The ambition is there, but the sector-by-sector policy is still not in the right place. There’s a lot of cash available to invest and the finance industry wants to invest it in the right places, but we need the right policy framework for that to happen otherwise we risk stranded assets and stranded communities. 

Rather than business being dragged along or pushed to make change, it is at the heart of progress towards net zero

One of our biggest challenges is how things get measured. If the Big Four [accountancy firms] were competing on how they presented a balance sheet or a profit and loss account, everybody would think they were crazy. But that’s what we’re doing in sustainability. We’ve got a range of taxonomies, while different regions are doing different things. We need to improve collaboration. 

The launch of GFANZ [the Glasgow Financial Alliance for Net Zero] and Race to Zero last year were really positive. There have been some issues, but fundamentally all the organisations that sit within the net-zero banking alliance are still aligned to race to zero. 

Nevertheless, we need to keep our eye on that collaborative effort. There’s so much noise, so we need to start speaking the same language and pull together to create a more cohesive conversation. 

Bringing small business on the net-zero journey

SMEs are a big area of focus and we’re doing a big piece of work in this area that we will be showcasing at COP.

Until now, everything has been very top-down, big picture and top level, but we need to start building things from the ground up as well. Getting SMEs on board often ends up in the ‘too difficult’ box, with questions over how to reach and engage them. But this is a priority for the Egyptian presidency of COP. 

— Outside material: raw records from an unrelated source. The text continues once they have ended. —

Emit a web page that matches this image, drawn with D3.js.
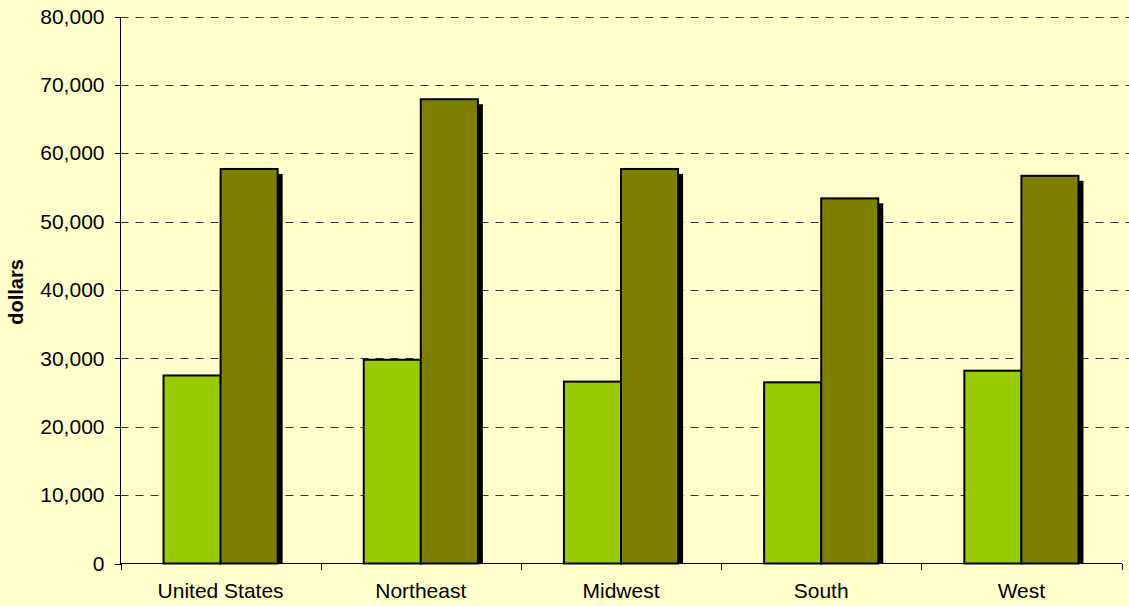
<!DOCTYPE html>
<meta charset="utf-8">
<style>
body {
    margin: 0;
    background: #ffffcc;
}
text {
    font-family: "Liberation Sans", Arial, sans-serif;
    fill: #000;
}
.grid line {
    stroke: #333;
    stroke-width: 1px;
    stroke-dasharray: 8,7;
}
.axis path, .axis line {
    stroke: #000;
    shape-rendering: crispEdges;
}
</style>
<svg width="1129" height="606"></svg>

<script src="https://d3js.org/d3.v7.min.js"></script>
<script>
const regions = ['United States', 'Northeast', 'Midwest', 'South', 'West'];
const seriesA = [27500, 29800, 26600, 26500, 28200];
const seriesB = [57700, 67900, 57700, 53400, 56700];
const yTicks = [0, 10000, 20000, 30000, 40000, 50000, 60000, 70000, 80000];

let svg = d3.select('svg');
let plotLeft = 120.5, plotRight = 1121.5, plotTop = 16.5, plotBottom = 563.5;

let x = d3.scaleBand()
    .domain(regions)
    .range([plotLeft, plotRight])
    .paddingInner(0)
    .paddingOuter(0);

let inner = d3.scaleBand()
    .domain(['a', 'b'])
    .range([0, x.bandwidth()])
    .paddingOuter(0.754)
    .paddingInner(0);

let y = d3.scaleLinear()
    .domain([0, 80000])
    .range([plotBottom, plotTop]);

// gridlines
svg.append('g').attr('class', 'grid')
    .selectAll('line')
    .data(yTicks.filter(d => d > 0))
    .enter().append('line')
        .attr('x1', plotLeft)
        .attr('x2', 1129)
        .attr('y1', d => Math.round(y(d)) + 0.5)
        .attr('y2', d => Math.round(y(d)) + 0.5);

let data = [];
regions.forEach((r, i) => {
    data.push({region: r, key: 'a', value: seriesA[i], fill: '#99cc00'});
    data.push({region: r, key: 'b', value: seriesB[i], fill: '#808000'});
});

let bars = svg.append('g');

// drop shadows first
bars.selectAll('rect.shadow')
    .data(data)
    .enter().append('rect')
        .attr('class', 'shadow')
        .attr('x', d => x(d.region) + inner(d.key) + 5)
        .attr('y', d => y(d.value) + 5)
        .attr('width', inner.bandwidth())
        .attr('height', d => plotBottom - y(d.value) - 5)
        .attr('fill', '#000');

bars.selectAll('rect.bar')
    .data(data)
    .enter().append('rect')
        .attr('class', 'bar')
        .attr('x', d => x(d.region) + inner(d.key))
        .attr('y', d => y(d.value))
        .attr('width', inner.bandwidth())
        .attr('height', d => plotBottom - y(d.value))
        .attr('fill', d => d.fill)
        .attr('stroke', '#000')
        .attr('stroke-width', 2);

// y axis
let yAxis = svg.append('g').attr('class', 'axis')
    .attr('transform', `translate(${plotLeft},0)`)
    .call(d3.axisLeft(y).tickValues(yTicks).tickSize(6).tickPadding(10)
        .tickFormat(d3.format(',')));
yAxis.select('.domain').attr('d', `M0,${plotTop}V${plotBottom}`);
yAxis.selectAll('text').style('font-size', '21px');

// x axis
let xAxis = svg.append('g').attr('class', 'axis')
    .attr('transform', `translate(0,${plotBottom})`);
xAxis.append('path').attr('d', `M${plotLeft},0H${plotRight}`);
xAxis.selectAll('line')
    .data(regions.map(r => x(r)).concat([plotRight]))
    .enter().append('line')
        .attr('x1', d => Math.round(d) + 0.5)
        .attr('x2', d => Math.round(d) + 0.5)
        .attr('y1', 0)
        .attr('y2', 6);
xAxis.selectAll('text')
    .data(regions)
    .enter().append('text')
        .attr('x', d => x(d) + x.bandwidth() / 2)
        .attr('y', 34)
        .attr('text-anchor', 'middle')
        .style('font-size', '21px')
        .text(d => d);

svg.append('text')
    .attr('transform', `translate(23,${(plotTop + plotBottom) / 2 + 2}) rotate(-90)`)
    .attr('text-anchor', 'middle')
    .style('font-size', '20px')
    .style('font-weight', 'bold')
    .text('dollars');
</script>
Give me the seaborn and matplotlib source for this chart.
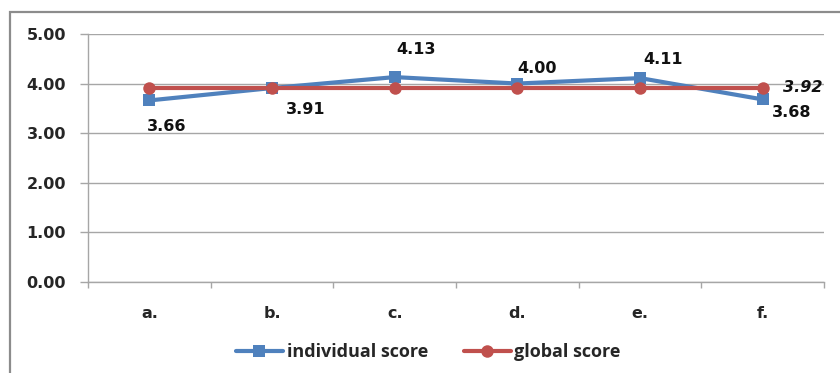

After COP26 we made high-level commitments, now we have to roll up our sleeves and start tackling the issues. There are competing interests on implementation and what that means. There will be businesses that don’t survive the transition. Other opportunities will be created, but how you manage this is a key aspect we need to start speaking about very honestly.

At COP27, what I’m hoping for is a greater level of commitment from financial institutions around the world. We’ve seen stories in the press recently about US banks wavering on these commitments but the transition to net zero is not going to happen without money. 

If there are concerns around shareholder expectations, we need to start dealing with it at the source. That might mean redefining what fiduciary duty means in the 21st century.

At COP26, we got the boulder to the top of the hill but it’s still teetering there. We need to make sure it starts on its downward trajectory, so we can really unleash finance. 

The government can set direction, but it’s got to be the private sector that invests. As long as we have those really clear signals from government, then money will follow. That’s where we really need to get to.

Heather Buchanan is the co-founder of Bankers for Net Zero, an initiative that brings together banks, businesses and regulators to support the financial sectors transition to net zero in the UK.